Here's an even simpler set of code that I wanted to try on each database/instance combination:
-- wrong case for variable DECLARE @foo INT; SELECT @FOO; GO CREATE TABLE dbo.foo(bar INT); GO -- wrong case for column name SELECT BAR FROM dbo.foo; GO -- wrong case for object name SELECT bar FROM dbo.FOO; GO -- wrong case for database name USE Master; GO
Here's how they worked out:
|Database / Instance||variable||column||object||database|
|CI / CI||OK||OK||OK||OK|
|CS / CI||OK||Invalid column||Invalid object||OK|
|CI / CS||Must declare variable||OK||OK||Database does not exist|
|CS / CS||Must declare variable||Invalid column||Invalid object||Database does not exist|
The reasons for these patterns quickly become fairly evident: variables use instance collation, object and column names use the collation of
sys.objects etc. (which use database collation), and database names use
sys.databases (which uses instance collation). If we look at those in each case:
SELECT collation_name FROM sys.all_columns WHERE name = N'name' AND [object_id] = OBJECT_ID(N'sys.objects'); SELECT collation_name FROM master.sys.all_columns WHERE name = N'name' AND [object_id] = OBJECT_ID(N'sys.databases');
This is what they look like:
|Database / Instance||sys.all_objects||sys.all_columns|
|CI / CI||SQL_Latin1_General_CP1_CI_AS||SQL_Latin1_General_CP1_CI_AS|
|CS / CI||SQL_Latin1_General_CP1_CS_AS||SQL_Latin1_General_CP1_CI_AS|
|CI / CS||SQL_Latin1_General_CP1_CI_AS||SQL_Latin1_General_CP1_CS_AS|
|CS / CS||SQL_Latin1_General_CP1_CS_AS||SQL_Latin1_General_CP1_CS_AS|
There are some peculiarities, though.

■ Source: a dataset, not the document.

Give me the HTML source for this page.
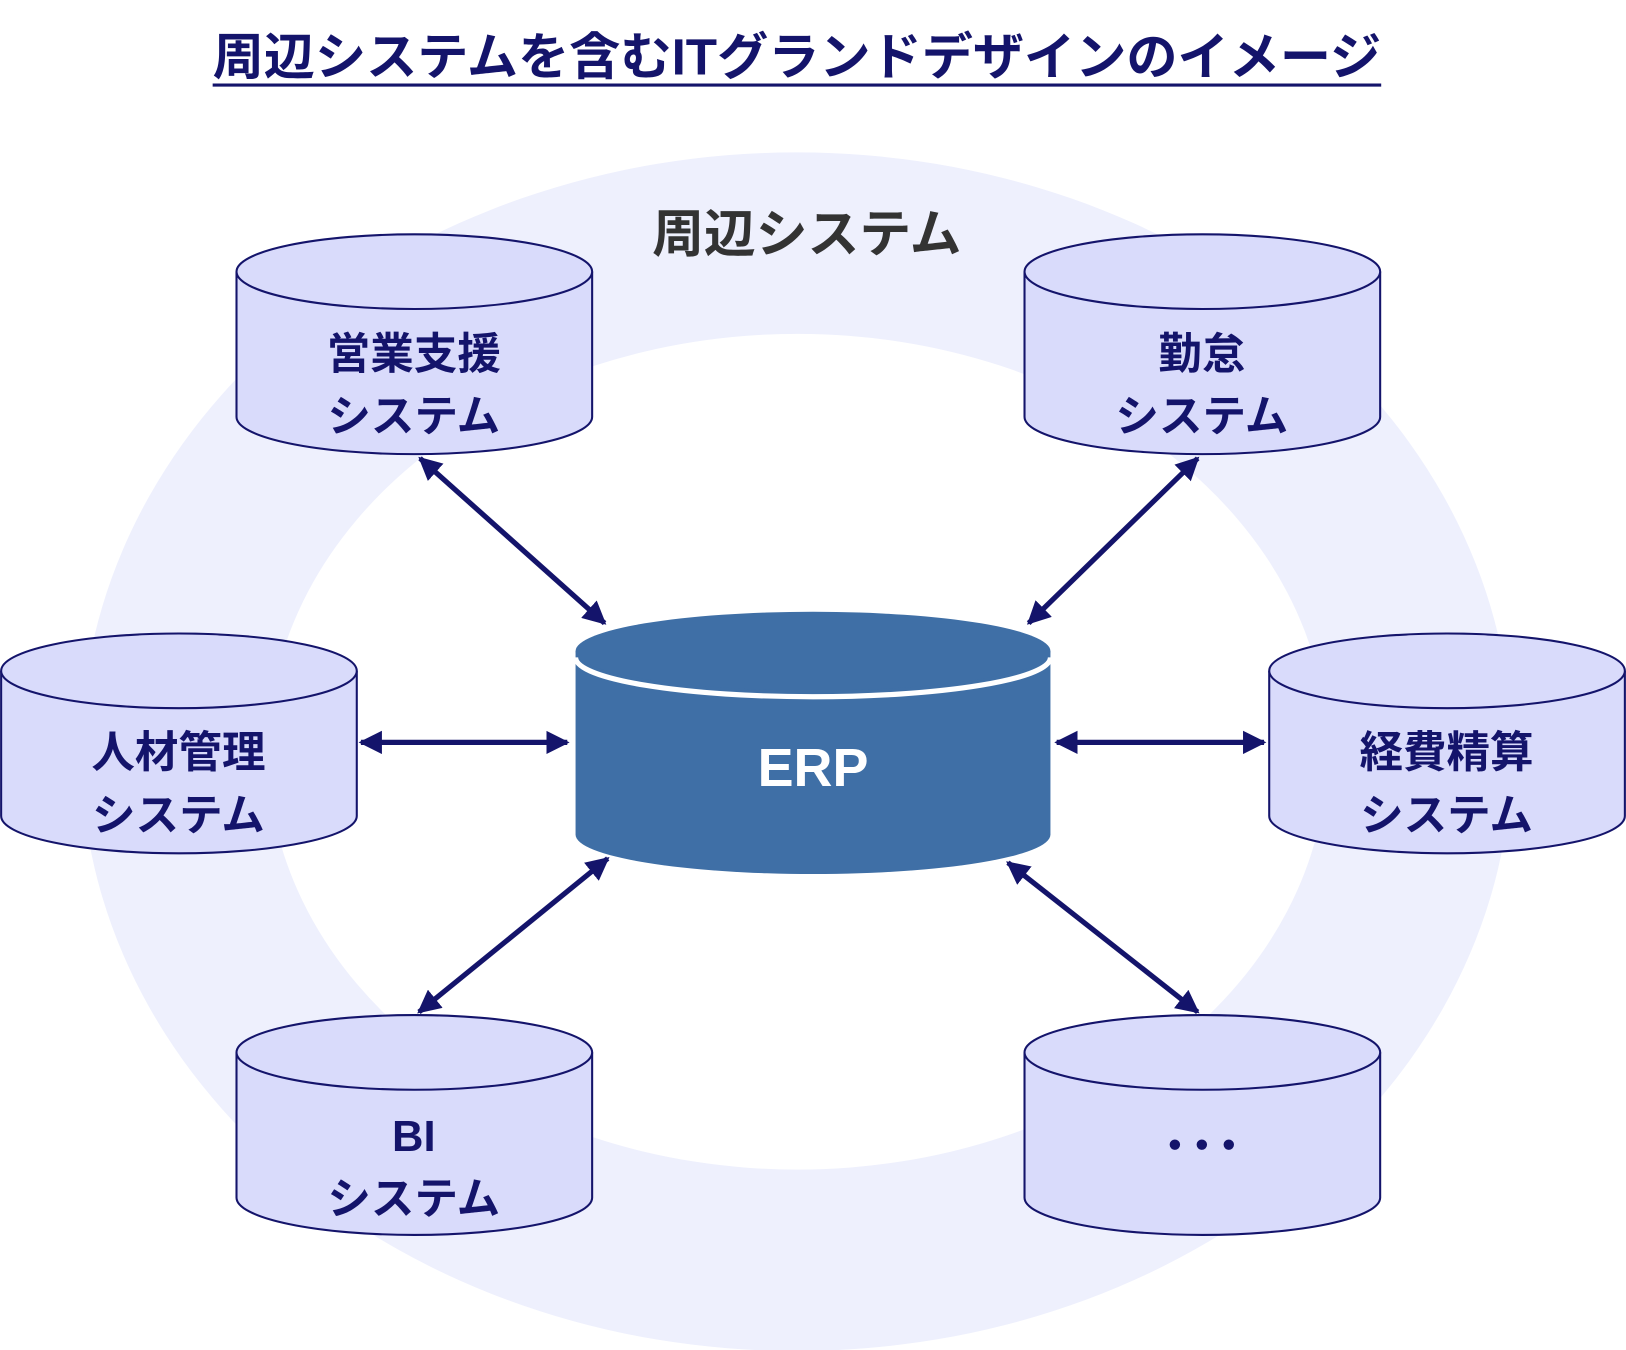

For example, with system objects, you can get the case of a column name wrong no problem, even in a case sensitive database on a case sensitive instance. This works no problem:
SELECT NAME FROM sys.objects;
However if you get the case wrong for the view itself instead of the column:
SELECT name FROM sys.Objects;
Still an error message:
Invalid object name 'sys.Objects'.
So it looks like different rules are used to determine whether case sensitivity matters for system objects, depending on whether you are looking at the object itself or its columns. Even more reason for you to just strive to have code that uses correct, matching case from the start, in all cases.

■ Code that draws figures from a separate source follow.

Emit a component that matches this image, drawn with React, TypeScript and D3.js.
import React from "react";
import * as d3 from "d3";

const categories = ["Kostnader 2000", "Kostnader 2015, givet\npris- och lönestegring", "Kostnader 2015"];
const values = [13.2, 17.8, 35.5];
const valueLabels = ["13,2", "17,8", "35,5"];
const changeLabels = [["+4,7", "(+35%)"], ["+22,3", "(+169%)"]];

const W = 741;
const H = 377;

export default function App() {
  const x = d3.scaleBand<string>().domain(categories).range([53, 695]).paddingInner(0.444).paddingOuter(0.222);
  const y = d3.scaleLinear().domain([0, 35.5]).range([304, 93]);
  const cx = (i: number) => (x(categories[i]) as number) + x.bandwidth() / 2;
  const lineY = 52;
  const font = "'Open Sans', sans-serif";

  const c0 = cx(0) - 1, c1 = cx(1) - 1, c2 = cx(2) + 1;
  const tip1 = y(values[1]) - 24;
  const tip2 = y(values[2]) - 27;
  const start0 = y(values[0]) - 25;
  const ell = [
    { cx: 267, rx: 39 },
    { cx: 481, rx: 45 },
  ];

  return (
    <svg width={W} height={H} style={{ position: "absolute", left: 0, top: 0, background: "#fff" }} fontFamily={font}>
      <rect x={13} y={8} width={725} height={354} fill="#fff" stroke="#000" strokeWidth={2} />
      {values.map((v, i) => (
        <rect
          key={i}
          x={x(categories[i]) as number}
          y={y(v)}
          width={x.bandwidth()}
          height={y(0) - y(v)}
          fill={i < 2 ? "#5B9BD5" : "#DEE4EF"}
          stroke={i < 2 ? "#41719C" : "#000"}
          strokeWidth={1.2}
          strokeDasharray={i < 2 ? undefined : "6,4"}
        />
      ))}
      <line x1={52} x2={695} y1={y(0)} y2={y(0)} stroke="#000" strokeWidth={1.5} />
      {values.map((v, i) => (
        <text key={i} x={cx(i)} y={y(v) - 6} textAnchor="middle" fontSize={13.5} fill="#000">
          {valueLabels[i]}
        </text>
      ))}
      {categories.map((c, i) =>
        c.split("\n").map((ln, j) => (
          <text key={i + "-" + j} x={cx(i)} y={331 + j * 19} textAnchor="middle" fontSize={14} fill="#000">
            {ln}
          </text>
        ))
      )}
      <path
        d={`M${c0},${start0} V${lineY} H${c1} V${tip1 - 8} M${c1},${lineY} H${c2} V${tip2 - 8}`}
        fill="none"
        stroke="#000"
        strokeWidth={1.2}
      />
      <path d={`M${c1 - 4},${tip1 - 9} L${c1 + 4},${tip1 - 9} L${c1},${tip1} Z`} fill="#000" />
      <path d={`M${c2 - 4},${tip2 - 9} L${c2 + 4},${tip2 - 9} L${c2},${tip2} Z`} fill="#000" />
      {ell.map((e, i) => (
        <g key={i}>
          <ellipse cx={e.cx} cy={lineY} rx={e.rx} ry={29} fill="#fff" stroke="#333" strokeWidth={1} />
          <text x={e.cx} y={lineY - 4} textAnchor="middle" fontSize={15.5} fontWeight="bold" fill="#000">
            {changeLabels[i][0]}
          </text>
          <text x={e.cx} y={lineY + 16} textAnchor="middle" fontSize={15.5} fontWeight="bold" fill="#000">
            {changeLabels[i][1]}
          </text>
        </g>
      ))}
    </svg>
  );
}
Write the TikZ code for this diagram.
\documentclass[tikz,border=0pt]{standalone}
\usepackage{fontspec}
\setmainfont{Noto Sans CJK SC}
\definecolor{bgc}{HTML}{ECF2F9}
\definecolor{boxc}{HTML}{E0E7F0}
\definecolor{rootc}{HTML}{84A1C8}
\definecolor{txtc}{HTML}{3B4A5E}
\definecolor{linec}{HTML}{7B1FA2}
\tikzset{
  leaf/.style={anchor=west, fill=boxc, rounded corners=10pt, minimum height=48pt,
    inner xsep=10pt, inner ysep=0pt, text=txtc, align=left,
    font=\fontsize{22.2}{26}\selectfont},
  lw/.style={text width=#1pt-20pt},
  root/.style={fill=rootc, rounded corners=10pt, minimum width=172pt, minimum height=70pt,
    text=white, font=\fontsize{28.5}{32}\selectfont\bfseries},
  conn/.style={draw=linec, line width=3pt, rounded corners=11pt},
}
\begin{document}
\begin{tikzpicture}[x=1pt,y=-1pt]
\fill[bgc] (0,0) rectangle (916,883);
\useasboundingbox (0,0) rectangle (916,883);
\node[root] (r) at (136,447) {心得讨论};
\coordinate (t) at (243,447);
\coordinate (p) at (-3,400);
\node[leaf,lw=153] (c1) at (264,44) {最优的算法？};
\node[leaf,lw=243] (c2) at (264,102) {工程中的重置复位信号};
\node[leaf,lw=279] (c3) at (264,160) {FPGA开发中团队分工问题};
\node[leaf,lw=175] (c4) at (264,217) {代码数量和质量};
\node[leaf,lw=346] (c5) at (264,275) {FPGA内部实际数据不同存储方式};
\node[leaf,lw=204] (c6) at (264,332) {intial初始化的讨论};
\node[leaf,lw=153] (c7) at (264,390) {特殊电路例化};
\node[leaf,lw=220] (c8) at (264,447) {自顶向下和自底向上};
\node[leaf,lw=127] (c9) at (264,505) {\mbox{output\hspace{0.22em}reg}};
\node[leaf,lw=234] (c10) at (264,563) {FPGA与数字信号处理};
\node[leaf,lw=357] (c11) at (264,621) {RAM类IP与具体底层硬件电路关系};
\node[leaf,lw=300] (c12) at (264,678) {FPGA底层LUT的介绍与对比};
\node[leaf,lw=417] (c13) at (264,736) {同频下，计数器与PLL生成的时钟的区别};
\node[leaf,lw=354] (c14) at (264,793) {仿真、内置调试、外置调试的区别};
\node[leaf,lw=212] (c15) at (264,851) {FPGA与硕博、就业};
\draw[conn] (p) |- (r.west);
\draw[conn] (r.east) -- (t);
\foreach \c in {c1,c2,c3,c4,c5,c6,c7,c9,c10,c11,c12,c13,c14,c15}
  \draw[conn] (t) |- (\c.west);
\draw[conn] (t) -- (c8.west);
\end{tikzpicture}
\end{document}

Long story short, a lot of things can go wrong when you develop in a case insensitive collation but code might ultimately get deployed to a case sensitive database or instance (or both). In most cases the errors will be caught at deployment time, but in a few, the objects could be created successfully anyway, and problems would not be detected until testing/QA time (or, worse, even later). This is one of those things that is fairly easy to get right from the start, and a lot more cumbersome to fix later.

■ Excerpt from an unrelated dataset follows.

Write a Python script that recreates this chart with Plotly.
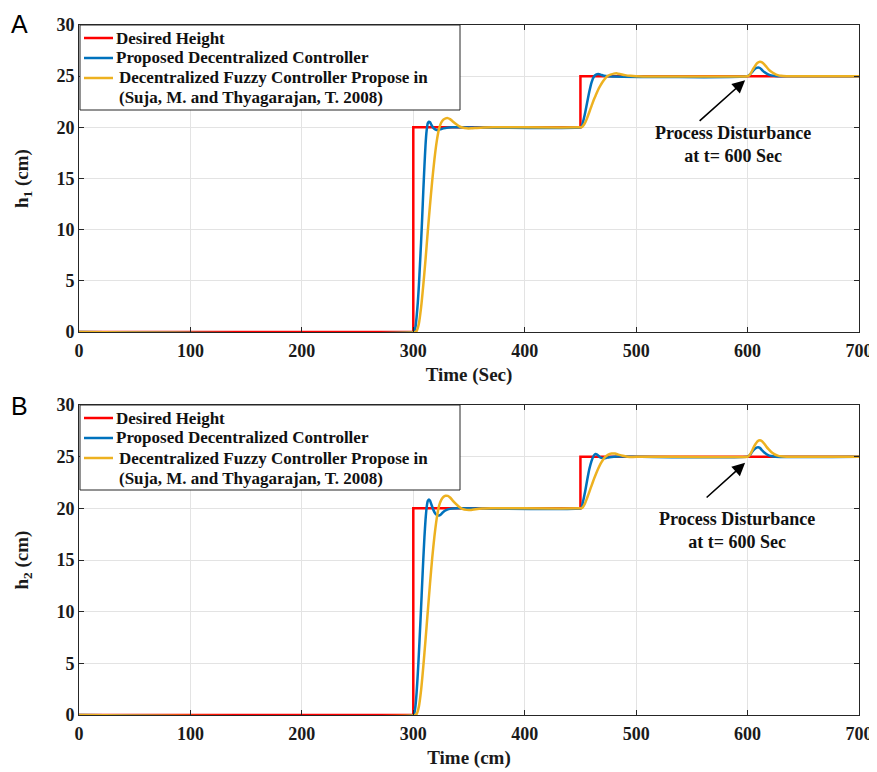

There are some code analysis tools that can check for things like this; when I pinged George Mastros (@gmmastros), he agreed that it was a good idea, and is going to try to put it in an upcoming release of SQLCop.
But you can prevent these problems far earlier than that, if you're willing to do it. I have long been a proponent of developing – at least for code that does not cross databases or servers – on a case sensitive collation. This makes sure these errors are caught up front, and not six months from now when a database is migrated or consolidated. "But won't that slow me down?" Initially, maybe, a little. But in all honesty, IntelliSense (or tools like Redgate SQL Prompt) should prevent you from ever having to type this stuff correctly on your own anyway.